● EXERCISE DIRECTIONS
Give the listing again character for character, but drop the images.

— Begin DATA EXTRACT —

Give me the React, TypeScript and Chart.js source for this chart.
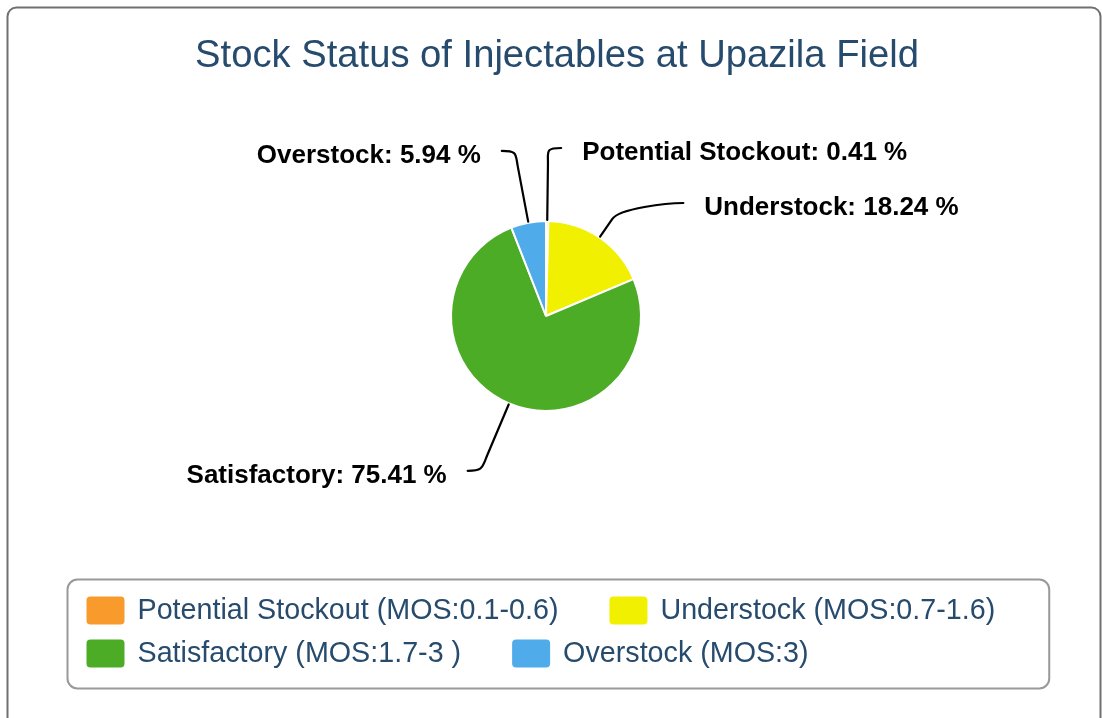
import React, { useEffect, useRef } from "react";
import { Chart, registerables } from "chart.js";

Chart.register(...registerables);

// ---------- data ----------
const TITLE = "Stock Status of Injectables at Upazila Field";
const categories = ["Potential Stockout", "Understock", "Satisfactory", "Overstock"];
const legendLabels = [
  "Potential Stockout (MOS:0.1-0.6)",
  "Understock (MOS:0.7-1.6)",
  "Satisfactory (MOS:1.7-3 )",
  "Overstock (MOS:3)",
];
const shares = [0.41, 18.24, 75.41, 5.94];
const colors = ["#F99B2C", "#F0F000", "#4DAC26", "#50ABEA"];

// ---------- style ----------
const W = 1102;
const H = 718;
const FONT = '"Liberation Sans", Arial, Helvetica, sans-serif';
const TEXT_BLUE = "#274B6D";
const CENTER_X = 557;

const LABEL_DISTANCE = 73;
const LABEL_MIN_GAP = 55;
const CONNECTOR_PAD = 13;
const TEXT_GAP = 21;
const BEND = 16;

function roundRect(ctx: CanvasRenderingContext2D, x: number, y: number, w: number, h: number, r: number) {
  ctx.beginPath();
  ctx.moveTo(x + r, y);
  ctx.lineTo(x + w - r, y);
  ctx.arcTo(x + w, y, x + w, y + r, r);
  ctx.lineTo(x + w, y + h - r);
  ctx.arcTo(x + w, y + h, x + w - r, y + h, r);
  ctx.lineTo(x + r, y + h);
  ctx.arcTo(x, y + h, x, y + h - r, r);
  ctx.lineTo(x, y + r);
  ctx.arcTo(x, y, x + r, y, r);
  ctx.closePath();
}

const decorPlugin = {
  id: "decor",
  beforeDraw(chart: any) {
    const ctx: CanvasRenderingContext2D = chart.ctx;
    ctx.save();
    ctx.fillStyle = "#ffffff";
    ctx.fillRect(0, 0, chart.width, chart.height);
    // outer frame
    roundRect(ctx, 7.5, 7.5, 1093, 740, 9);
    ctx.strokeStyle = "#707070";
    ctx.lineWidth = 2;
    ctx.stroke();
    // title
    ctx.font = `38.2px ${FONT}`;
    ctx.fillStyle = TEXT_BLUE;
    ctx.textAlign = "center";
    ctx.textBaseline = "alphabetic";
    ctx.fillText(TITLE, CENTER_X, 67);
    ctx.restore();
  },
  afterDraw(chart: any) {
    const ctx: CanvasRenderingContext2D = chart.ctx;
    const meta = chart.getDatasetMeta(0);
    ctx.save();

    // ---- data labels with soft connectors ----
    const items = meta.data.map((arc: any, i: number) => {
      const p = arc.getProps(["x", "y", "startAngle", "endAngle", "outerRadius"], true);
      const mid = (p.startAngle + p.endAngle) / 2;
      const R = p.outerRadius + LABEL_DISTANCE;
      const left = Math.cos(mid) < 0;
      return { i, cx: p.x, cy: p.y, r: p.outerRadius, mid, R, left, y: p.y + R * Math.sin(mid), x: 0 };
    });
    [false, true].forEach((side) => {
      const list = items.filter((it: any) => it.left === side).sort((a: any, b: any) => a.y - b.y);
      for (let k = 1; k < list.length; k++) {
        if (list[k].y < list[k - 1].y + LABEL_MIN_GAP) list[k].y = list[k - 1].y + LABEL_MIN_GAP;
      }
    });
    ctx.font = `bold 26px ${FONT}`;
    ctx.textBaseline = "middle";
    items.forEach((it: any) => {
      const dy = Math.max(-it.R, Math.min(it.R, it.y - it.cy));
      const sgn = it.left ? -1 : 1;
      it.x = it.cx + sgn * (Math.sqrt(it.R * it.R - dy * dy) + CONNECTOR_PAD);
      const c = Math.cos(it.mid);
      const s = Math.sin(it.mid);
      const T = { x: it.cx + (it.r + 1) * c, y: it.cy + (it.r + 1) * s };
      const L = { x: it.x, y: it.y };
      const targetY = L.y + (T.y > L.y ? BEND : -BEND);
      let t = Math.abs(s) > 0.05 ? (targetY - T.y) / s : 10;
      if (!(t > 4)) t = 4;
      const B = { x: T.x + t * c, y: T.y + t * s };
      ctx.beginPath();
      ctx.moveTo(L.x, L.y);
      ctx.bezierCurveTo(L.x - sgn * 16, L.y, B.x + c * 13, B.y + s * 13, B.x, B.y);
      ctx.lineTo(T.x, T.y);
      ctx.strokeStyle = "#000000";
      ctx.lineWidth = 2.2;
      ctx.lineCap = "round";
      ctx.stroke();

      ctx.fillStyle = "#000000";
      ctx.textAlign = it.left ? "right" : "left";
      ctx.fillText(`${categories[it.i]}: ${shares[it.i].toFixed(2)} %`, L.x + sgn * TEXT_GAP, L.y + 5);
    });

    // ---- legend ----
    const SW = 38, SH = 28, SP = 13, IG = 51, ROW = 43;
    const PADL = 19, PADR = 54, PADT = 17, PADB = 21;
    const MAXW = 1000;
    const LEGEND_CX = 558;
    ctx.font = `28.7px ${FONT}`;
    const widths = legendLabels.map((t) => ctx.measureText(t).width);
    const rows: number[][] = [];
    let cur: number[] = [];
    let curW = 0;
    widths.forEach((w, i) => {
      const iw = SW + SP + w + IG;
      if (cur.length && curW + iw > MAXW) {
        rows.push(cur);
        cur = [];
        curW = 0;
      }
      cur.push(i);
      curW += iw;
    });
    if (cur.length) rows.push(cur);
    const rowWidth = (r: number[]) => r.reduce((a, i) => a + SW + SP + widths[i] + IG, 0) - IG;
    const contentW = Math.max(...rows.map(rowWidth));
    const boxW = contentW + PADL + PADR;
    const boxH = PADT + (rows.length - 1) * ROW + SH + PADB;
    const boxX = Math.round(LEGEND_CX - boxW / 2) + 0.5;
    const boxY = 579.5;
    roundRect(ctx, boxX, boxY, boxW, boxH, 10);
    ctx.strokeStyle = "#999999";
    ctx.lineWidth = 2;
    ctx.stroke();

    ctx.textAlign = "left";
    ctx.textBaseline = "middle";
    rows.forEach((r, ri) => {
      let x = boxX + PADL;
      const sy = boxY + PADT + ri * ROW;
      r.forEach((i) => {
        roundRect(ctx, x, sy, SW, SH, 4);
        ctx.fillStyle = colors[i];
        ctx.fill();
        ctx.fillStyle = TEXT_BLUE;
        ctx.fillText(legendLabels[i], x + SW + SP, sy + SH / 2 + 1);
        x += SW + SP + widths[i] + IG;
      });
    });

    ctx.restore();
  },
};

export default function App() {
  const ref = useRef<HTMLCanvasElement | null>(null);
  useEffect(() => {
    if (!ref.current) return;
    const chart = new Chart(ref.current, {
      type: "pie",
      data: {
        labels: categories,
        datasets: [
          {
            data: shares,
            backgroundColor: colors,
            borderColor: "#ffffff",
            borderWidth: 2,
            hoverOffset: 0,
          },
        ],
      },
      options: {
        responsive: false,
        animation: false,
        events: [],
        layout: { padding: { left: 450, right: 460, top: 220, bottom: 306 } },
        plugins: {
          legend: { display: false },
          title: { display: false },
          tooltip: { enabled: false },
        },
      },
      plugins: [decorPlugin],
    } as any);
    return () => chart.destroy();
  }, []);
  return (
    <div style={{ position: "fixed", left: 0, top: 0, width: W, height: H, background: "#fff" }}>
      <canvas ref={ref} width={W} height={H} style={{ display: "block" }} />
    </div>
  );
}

— End DATA EXTRACT —

● RESPONSE TO THE EXERCISE
Give me the React, TypeScript and Chart.js source for this chart.
import React, { useEffect, useRef } from "react";
import { Chart, registerables } from "chart.js";

Chart.register(...registerables);

// ---------- data ----------
const TITLE = "Stock Status of Injectables at Upazila Field";
const categories = ["Potential Stockout", "Understock", "Satisfactory", "Overstock"];
const legendLabels = [
  "Potential Stockout (MOS:0.1-0.6)",
  "Understock (MOS:0.7-1.6)",
  "Satisfactory (MOS:1.7-3 )",
  "Overstock (MOS:3)",
];
const shares = [0.41, 18.24, 75.41, 5.94];
const colors = ["#F99B2C", "#F0F000", "#4DAC26", "#50ABEA"];

// ---------- style ----------
const W = 1102;
const H = 718;
const FONT = '"Liberation Sans", Arial, Helvetica, sans-serif';
const TEXT_BLUE = "#274B6D";
const CENTER_X = 557;

const LABEL_DISTANCE = 73;
const LABEL_MIN_GAP = 55;
const CONNECTOR_PAD = 13;
const TEXT_GAP = 21;
const BEND = 16;

function roundRect(ctx: CanvasRenderingContext2D, x: number, y: number, w: number, h: number, r: number) {
  ctx.beginPath();
  ctx.moveTo(x + r, y);
  ctx.lineTo(x + w - r, y);
  ctx.arcTo(x + w, y, x + w, y + r, r);
  ctx.lineTo(x + w, y + h - r);
  ctx.arcTo(x + w, y + h, x + w - r, y + h, r);
  ctx.lineTo(x + r, y + h);
  ctx.arcTo(x, y + h, x, y + h - r, r);
  ctx.lineTo(x, y + r);
  ctx.arcTo(x, y, x + r, y, r);
  ctx.closePath();
}

const decorPlugin = {
  id: "decor",
  beforeDraw(chart: any) {
    const ctx: CanvasRenderingContext2D = chart.ctx;
    ctx.save();
    ctx.fillStyle = "#ffffff";
    ctx.fillRect(0, 0, chart.width, chart.height);
    // outer frame
    roundRect(ctx, 7.5, 7.5, 1093, 740, 9);
    ctx.strokeStyle = "#707070";
    ctx.lineWidth = 2;
    ctx.stroke();
    // title
    ctx.font = `38.2px ${FONT}`;
    ctx.fillStyle = TEXT_BLUE;
    ctx.textAlign = "center";
    ctx.textBaseline = "alphabetic";
    ctx.fillText(TITLE, CENTER_X, 67);
    ctx.restore();
  },
  afterDraw(chart: any) {
    const ctx: CanvasRenderingContext2D = chart.ctx;
    const meta = chart.getDatasetMeta(0);
    ctx.save();

    // ---- data labels with soft connectors ----
    const items = meta.data.map((arc: any, i: number) => {
      const p = arc.getProps(["x", "y", "startAngle", "endAngle", "outerRadius"], true);
      const mid = (p.startAngle + p.endAngle) / 2;
      const R = p.outerRadius + LABEL_DISTANCE;
      const left = Math.cos(mid) < 0;
      return { i, cx: p.x, cy: p.y, r: p.outerRadius, mid, R, left, y: p.y + R * Math.sin(mid), x: 0 };
    });
    [false, true].forEach((side) => {
      const list = items.filter((it: any) => it.left === side).sort((a: any, b: any) => a.y - b.y);
      for (let k = 1; k < list.length; k++) {
        if (list[k].y < list[k - 1].y + LABEL_MIN_GAP) list[k].y = list[k - 1].y + LABEL_MIN_GAP;
      }
    });
    ctx.font = `bold 26px ${FONT}`;
    ctx.textBaseline = "middle";
    items.forEach((it: any) => {
      const dy = Math.max(-it.R, Math.min(it.R, it.y - it.cy));
      const sgn = it.left ? -1 : 1;
      it.x = it.cx + sgn * (Math.sqrt(it.R * it.R - dy * dy) + CONNECTOR_PAD);
      const c = Math.cos(it.mid);
      const s = Math.sin(it.mid);
      const T = { x: it.cx + (it.r + 1) * c, y: it.cy + (it.r + 1) * s };
      const L = { x: it.x, y: it.y };
      const targetY = L.y + (T.y > L.y ? BEND : -BEND);
      let t = Math.abs(s) > 0.05 ? (targetY - T.y) / s : 10;
      if (!(t > 4)) t = 4;
      const B = { x: T.x + t * c, y: T.y + t * s };
      ctx.beginPath();
      ctx.moveTo(L.x, L.y);
      ctx.bezierCurveTo(L.x - sgn * 16, L.y, B.x + c * 13, B.y + s * 13, B.x, B.y);
      ctx.lineTo(T.x, T.y);
      ctx.strokeStyle = "#000000";
      ctx.lineWidth = 2.2;
      ctx.lineCap = "round";
      ctx.stroke();

      ctx.fillStyle = "#000000";
      ctx.textAlign = it.left ? "right" : "left";
      ctx.fillText(`${categories[it.i]}: ${shares[it.i].toFixed(2)} %`, L.x + sgn * TEXT_GAP, L.y + 5);
    });

    // ---- legend ----
    const SW = 38, SH = 28, SP = 13, IG = 51, ROW = 43;
    const PADL = 19, PADR = 54, PADT = 17, PADB = 21;
    const MAXW = 1000;
    const LEGEND_CX = 558;
    ctx.font = `28.7px ${FONT}`;
    const widths = legendLabels.map((t) => ctx.measureText(t).width);
    const rows: number[][] = [];
    let cur: number[] = [];
    let curW = 0;
    widths.forEach((w, i) => {
      const iw = SW + SP + w + IG;
      if (cur.length && curW + iw > MAXW) {
        rows.push(cur);
        cur = [];
        curW = 0;
      }
      cur.push(i);
      curW += iw;
    });
    if (cur.length) rows.push(cur);
    const rowWidth = (r: number[]) => r.reduce((a, i) => a + SW + SP + widths[i] + IG, 0) - IG;
    const contentW = Math.max(...rows.map(rowWidth));
    const boxW = contentW + PADL + PADR;
    const boxH = PADT + (rows.length - 1) * ROW + SH + PADB;
    const boxX = Math.round(LEGEND_CX - boxW / 2) + 0.5;
    const boxY = 579.5;
    roundRect(ctx, boxX, boxY, boxW, boxH, 10);
    ctx.strokeStyle = "#999999";
    ctx.lineWidth = 2;
    ctx.stroke();

    ctx.textAlign = "left";
    ctx.textBaseline = "middle";
    rows.forEach((r, ri) => {
      let x = boxX + PADL;
      const sy = boxY + PADT + ri * ROW;
      r.forEach((i) => {
        roundRect(ctx, x, sy, SW, SH, 4);
        ctx.fillStyle = colors[i];
        ctx.fill();
        ctx.fillStyle = TEXT_BLUE;
        ctx.fillText(legendLabels[i], x + SW + SP, sy + SH / 2 + 1);
        x += SW + SP + widths[i] + IG;
      });
    });

    ctx.restore();
  },
};

export default function App() {
  const ref = useRef<HTMLCanvasElement | null>(null);
  useEffect(() => {
    if (!ref.current) return;
    const chart = new Chart(ref.current, {
      type: "pie",
      data: {
        labels: categories,
        datasets: [
          {
            data: shares,
            backgroundColor: colors,
            borderColor: "#ffffff",
            borderWidth: 2,
            hoverOffset: 0,
          },
        ],
      },
      options: {
        responsive: false,
        animation: false,
        events: [],
        layout: { padding: { left: 450, right: 460, top: 220, bottom: 306 } },
        plugins: {
          legend: { display: false },
          title: { display: false },
          tooltip: { enabled: false },
        },
      },
      plugins: [decorPlugin],
    } as any);
    return () => chart.destroy();
  }, []);
  return (
    <div style={{ position: "fixed", left: 0, top: 0, width: W, height: H, background: "#fff" }}>
      <canvas ref={ref} width={W} height={H} style={{ display: "block" }} />
    </div>
  );
}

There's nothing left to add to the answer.